* Job: Write out the material again exactly, please, and omit the pictures.

════════════════

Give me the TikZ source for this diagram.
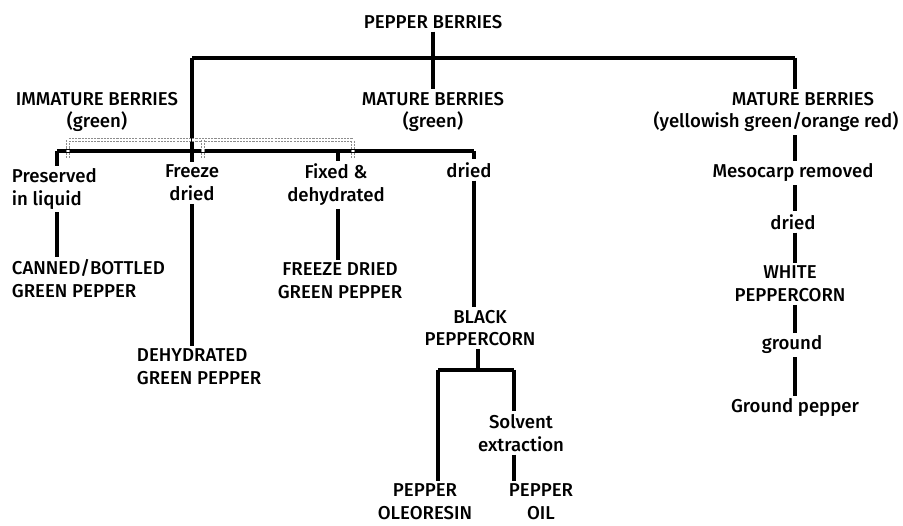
\documentclass[tikz,border=0pt]{standalone}
\usepackage{fontspec}
\setmainfont{Fira Sans}[UprightFont=* Medium]
\usetikzlibrary{positioning,calc}

\begin{document}
\begin{tikzpicture}[x=0.02cm,y=-0.02cm,
  lbl/.style={font=\fontsize{10.6}{13}\selectfont, inner sep=1.5pt, align=center},
  lbll/.style={lbl, align=left, anchor=west},
  treeline/.style={draw=black, line width=2.2pt},
  grayline/.style={draw=gray!90, line width=0.45pt, double=white, double distance=1.2pt, dash pattern=on 1.2pt off 0.6pt}
]
\useasboundingbox (0,0) rectangle (903,526);

% top level
\node[lbl] (root) at (433,22) {PEPPER BERRIES};
\node[lbl] (imm) at (97,112) {IMMATURE BERRIES\\(green)};
\node[lbl] (mat) at (433,112) {MATURE BERRIES\\(green)};
\node[lbl] (mb3) at (776,112) {\hspace*{1.08cm}MATURE BERRIES\\(yellowish green/orange red)};

\coordinate (bL) at (192,58);
\coordinate (bR) at (795,58);
\coordinate (jL) at (192,162);
\draw[treeline] (root) -- (mat);
\draw[treeline] (bL) -- (bR);
\draw[treeline] (bR) -- (bR |- mb3.north);
\draw[treeline] (bL) -- (jL);

% green berries
\node[lbll] (pres) at (9,189) {Preserved\\in liquid};
\node[lbl] (freeze) at (192,183) {Freeze\\dried};
\node[lbl] (fixed) at (336,185) {Fixed \&\\dehydrated};
\node[lbl] (dried1) at (469,170) {dried};
\node[lbll] (canned) at (9,279) {CANNED/BOTTLED\\GREEN PEPPER};
\node[lbll] (dehyd) at (134,367) {DEHYDRATED\\GREEN PEPPER};
\node[lbl] (fdgp) at (340,281) {FREEZE DRIED\\GREEN PEPPER};
\node[lbl] (black) at (480,328) {BLACK\\PEPPERCORN};

\coordinate (s1) at (57,151);
\coordinate (s3) at (338,151);
\coordinate (s4) at (474,151);
\draw[treeline] (s1) -- (s4);
\draw[treeline] (s1) -- (s1 |- pres.north);
\draw[treeline] (s3) -- (s3 |- fixed.north);
\draw[treeline] (s4) -- (s4 |- dried1.north);
\draw[treeline] (pres.south -| s1) -- (canned.north -| s1);
\draw[treeline] (freeze.south -| jL) -- (dehyd.north -| jL);
\draw[treeline] (fixed.south -| s3) -- (fdgp.north -| s3);
\draw[treeline] (dried1.south -| s4) -- (black.north -| s4);

% immature bracket
\coordinate (g1) at (68,158);
\coordinate (g2) at (203,158);
\coordinate (g3) at (353,158);
\coordinate (gt) at (68,140);
\draw[grayline] (g1) -- (gt) -- (gt -| g3) -- (g3);
\draw[grayline] (gt -| g2) -- (g2);

% black peppercorn
\node[lbl] (solv) at (521,433) {Solvent\\extraction};
\node[lbl] (oleo) at (425,502) {PEPPER\\OLEORESIN};
\node[lbl] (oil) at (541,502) {PEPPER\\OIL};
\coordinate (k0) at (478,370);
\coordinate (k1) at (438,370);
\coordinate (k2) at (514,370);
\draw[treeline] (black.south -| k0) -- (k0);
\draw[treeline] (k1) -- (k2);
\draw[treeline] (k1) -- (k1 |- oleo.north);
\draw[treeline] (k2) -- (k2 |- solv.north);
\draw[treeline] (solv.south -| k2) -- (k2 |- oil.north);

% white pepper
\node[lbl] (meso) at (793,173) {Mesocarp removed};
\node[lbl] (dried2) at (793,222) {dried};
\node[lbl] (white) at (790,284) {WHITE\\PEPPERCORN};
\node[lbl] (ground) at (792,345) {ground};
\node[lbl] (gpep) at (795,408) {Ground pepper};
\draw[treeline] (mb3.south -| bR) -- (meso.north -| bR);
\draw[treeline] (meso.south -| bR) -- (dried2.north -| bR);
\draw[treeline] (dried2.south -| bR) -- (white.north -| bR);
\draw[treeline] (white.south -| bR) -- (ground.north -| bR);
\draw[treeline] (ground.south -| bR) -- (gpep.north -| bR);

\end{tikzpicture}
\end{document}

════════════════

* Full solution:
Give me the TikZ source for this diagram.
\documentclass[tikz,border=0pt]{standalone}
\usepackage{fontspec}
\setmainfont{Fira Sans}[UprightFont=* Medium]
\usetikzlibrary{positioning,calc}

\begin{document}
\begin{tikzpicture}[x=0.02cm,y=-0.02cm,
  lbl/.style={font=\fontsize{10.6}{13}\selectfont, inner sep=1.5pt, align=center},
  lbll/.style={lbl, align=left, anchor=west},
  treeline/.style={draw=black, line width=2.2pt},
  grayline/.style={draw=gray!90, line width=0.45pt, double=white, double distance=1.2pt, dash pattern=on 1.2pt off 0.6pt}
]
\useasboundingbox (0,0) rectangle (903,526);

% top level
\node[lbl] (root) at (433,22) {PEPPER BERRIES};
\node[lbl] (imm) at (97,112) {IMMATURE BERRIES\\(green)};
\node[lbl] (mat) at (433,112) {MATURE BERRIES\\(green)};
\node[lbl] (mb3) at (776,112) {\hspace*{1.08cm}MATURE BERRIES\\(yellowish green/orange red)};

\coordinate (bL) at (192,58);
\coordinate (bR) at (795,58);
\coordinate (jL) at (192,162);
\draw[treeline] (root) -- (mat);
\draw[treeline] (bL) -- (bR);
\draw[treeline] (bR) -- (bR |- mb3.north);
\draw[treeline] (bL) -- (jL);

% green berries
\node[lbll] (pres) at (9,189) {Preserved\\in liquid};
\node[lbl] (freeze) at (192,183) {Freeze\\dried};
\node[lbl] (fixed) at (336,185) {Fixed \&\\dehydrated};
\node[lbl] (dried1) at (469,170) {dried};
\node[lbll] (canned) at (9,279) {CANNED/BOTTLED\\GREEN PEPPER};
\node[lbll] (dehyd) at (134,367) {DEHYDRATED\\GREEN PEPPER};
\node[lbl] (fdgp) at (340,281) {FREEZE DRIED\\GREEN PEPPER};
\node[lbl] (black) at (480,328) {BLACK\\PEPPERCORN};

\coordinate (s1) at (57,151);
\coordinate (s3) at (338,151);
\coordinate (s4) at (474,151);
\draw[treeline] (s1) -- (s4);
\draw[treeline] (s1) -- (s1 |- pres.north);
\draw[treeline] (s3) -- (s3 |- fixed.north);
\draw[treeline] (s4) -- (s4 |- dried1.north);
\draw[treeline] (pres.south -| s1) -- (canned.north -| s1);
\draw[treeline] (freeze.south -| jL) -- (dehyd.north -| jL);
\draw[treeline] (fixed.south -| s3) -- (fdgp.north -| s3);
\draw[treeline] (dried1.south -| s4) -- (black.north -| s4);

% immature bracket
\coordinate (g1) at (68,158);
\coordinate (g2) at (203,158);
\coordinate (g3) at (353,158);
\coordinate (gt) at (68,140);
\draw[grayline] (g1) -- (gt) -- (gt -| g3) -- (g3);
\draw[grayline] (gt -| g2) -- (g2);

% black peppercorn
\node[lbl] (solv) at (521,433) {Solvent\\extraction};
\node[lbl] (oleo) at (425,502) {PEPPER\\OLEORESIN};
\node[lbl] (oil) at (541,502) {PEPPER\\OIL};
\coordinate (k0) at (478,370);
\coordinate (k1) at (438,370);
\coordinate (k2) at (514,370);
\draw[treeline] (black.south -| k0) -- (k0);
\draw[treeline] (k1) -- (k2);
\draw[treeline] (k1) -- (k1 |- oleo.north);
\draw[treeline] (k2) -- (k2 |- solv.north);
\draw[treeline] (solv.south -| k2) -- (k2 |- oil.north);

% white pepper
\node[lbl] (meso) at (793,173) {Mesocarp removed};
\node[lbl] (dried2) at (793,222) {dried};
\node[lbl] (white) at (790,284) {WHITE\\PEPPERCORN};
\node[lbl] (ground) at (792,345) {ground};
\node[lbl] (gpep) at (795,408) {Ground pepper};
\draw[treeline] (mb3.south -| bR) -- (meso.north -| bR);
\draw[treeline] (meso.south -| bR) -- (dried2.north -| bR);
\draw[treeline] (dried2.south -| bR) -- (white.north -| bR);
\draw[treeline] (white.south -| bR) -- (ground.north -| bR);
\draw[treeline] (ground.south -| bR) -- (gpep.north -| bR);

\end{tikzpicture}
\end{document}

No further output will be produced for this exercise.